Republican majorities in the state Assembly and state Senate Wednesday morning passed bills limiting the duties and responsibilities of the incoming Governor and Attorney General, and cutting down early voting in Wisconsin to two weeks before elections.
A federal judge previously blocked a similar early voting restriction.
GOP leaders said they're confident the newly-passed version could stand up in court.
Scot Ross, Executive Director of liberal group One Wisconsin Now, said in a statement, "Republicans are thumbing their noses at a federal judge's order and we are conferring with our counsel about next steps to protect the sacred right to vote."
Assembly Speaker Robin Vos (R-Rochester) has insisted the changes lawmakers made to the executive branch and the attorney general's responsibilities are not a snap reaction to last month's election.
Republicans will maintain their majorities in the Assembly and the Senate for the next two years, but Democrats Tony Evers and Josh Kaul won the races for Governor and Attorney General, respectively.
Vos said shifting powers from those offices to lawmakers in the Assembly and Senate will better-balance out state government.
"To (Democrats), this is all about politics," Vos said on the assembly floor. "But to me, it's abut the institution."
The changes would limit Evers and Kaul from pulling Wisconsin out of a federal lawsuit against the Affordable Care Act without legislative approval.
One bill also limits Evers' influence over the state's public-private economic development agency, the Wisconsin Economic Development Corporation, until September 1.
Vos said the bill was in response to previous comments by Evers that he wants to dissolve the WEDC.
"We thought about trying to be open-minded and helping Governor Evers learn that the WEDC is a great institution," Vos said. "We thought this was the best way to do it."
In a statement on the lame duck session, Evers said in part:
"Wisconsin has never seen anything like this."
"Power-hungry politicians rushed through sweeping changes to our laws to expand their own power and override the will of the people," the statement continued.
Rep.
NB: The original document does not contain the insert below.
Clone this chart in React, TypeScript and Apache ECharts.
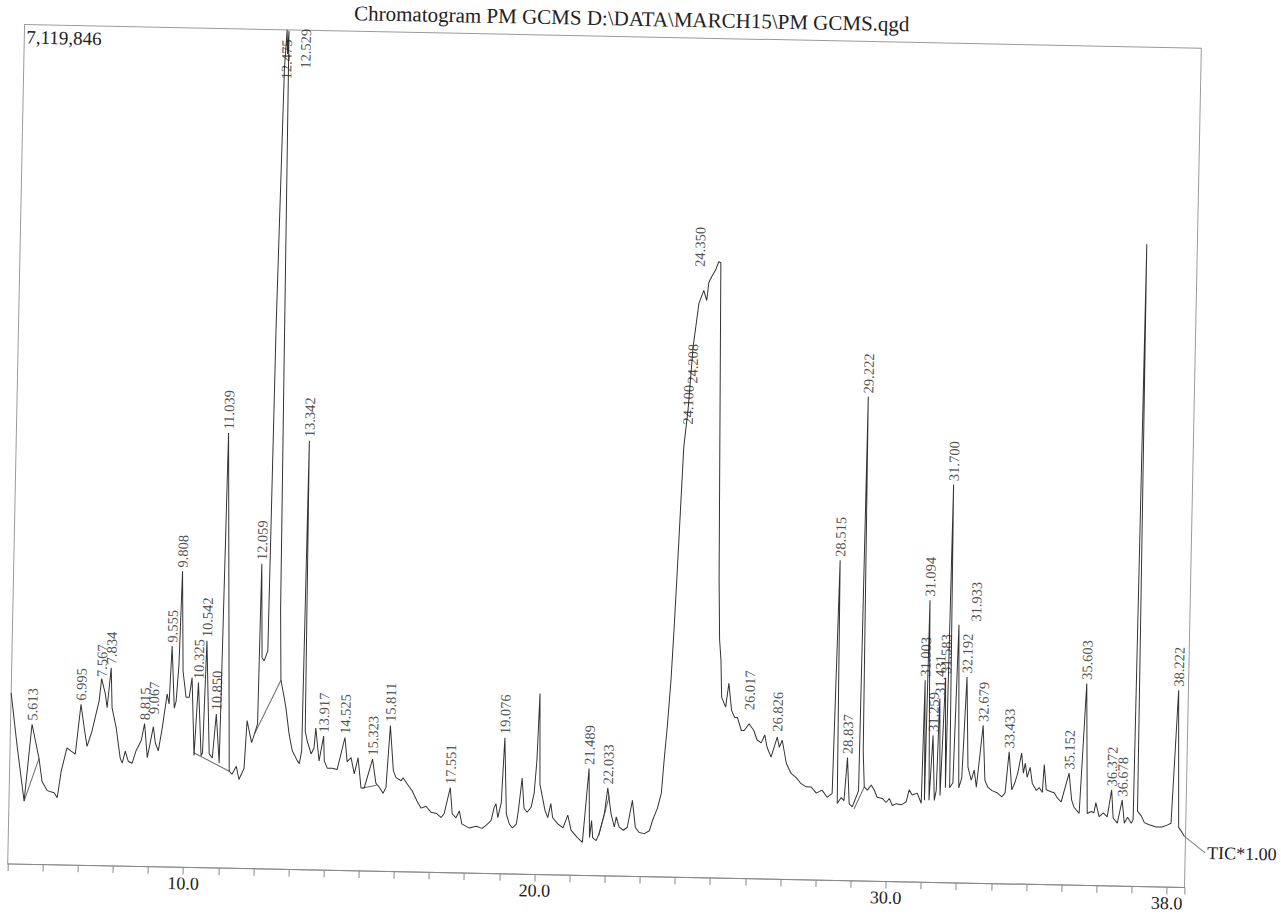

David Bowen (D-Milwaukee) said his side is considering possible legal action over the lame-duck bills.
"(Republicans) want to start off the next legislative session with lawsuits," Bowen said. "These bills clearly go too far."
When asked about a possible challenge in court should Republican Gov. Scott Walker sign the bills, Bowen said, "I would say that I'm sure those motions are being prepared to start right away."
Walker's office on Wednesday did not respond to questions about whether he would definitely sign the bills.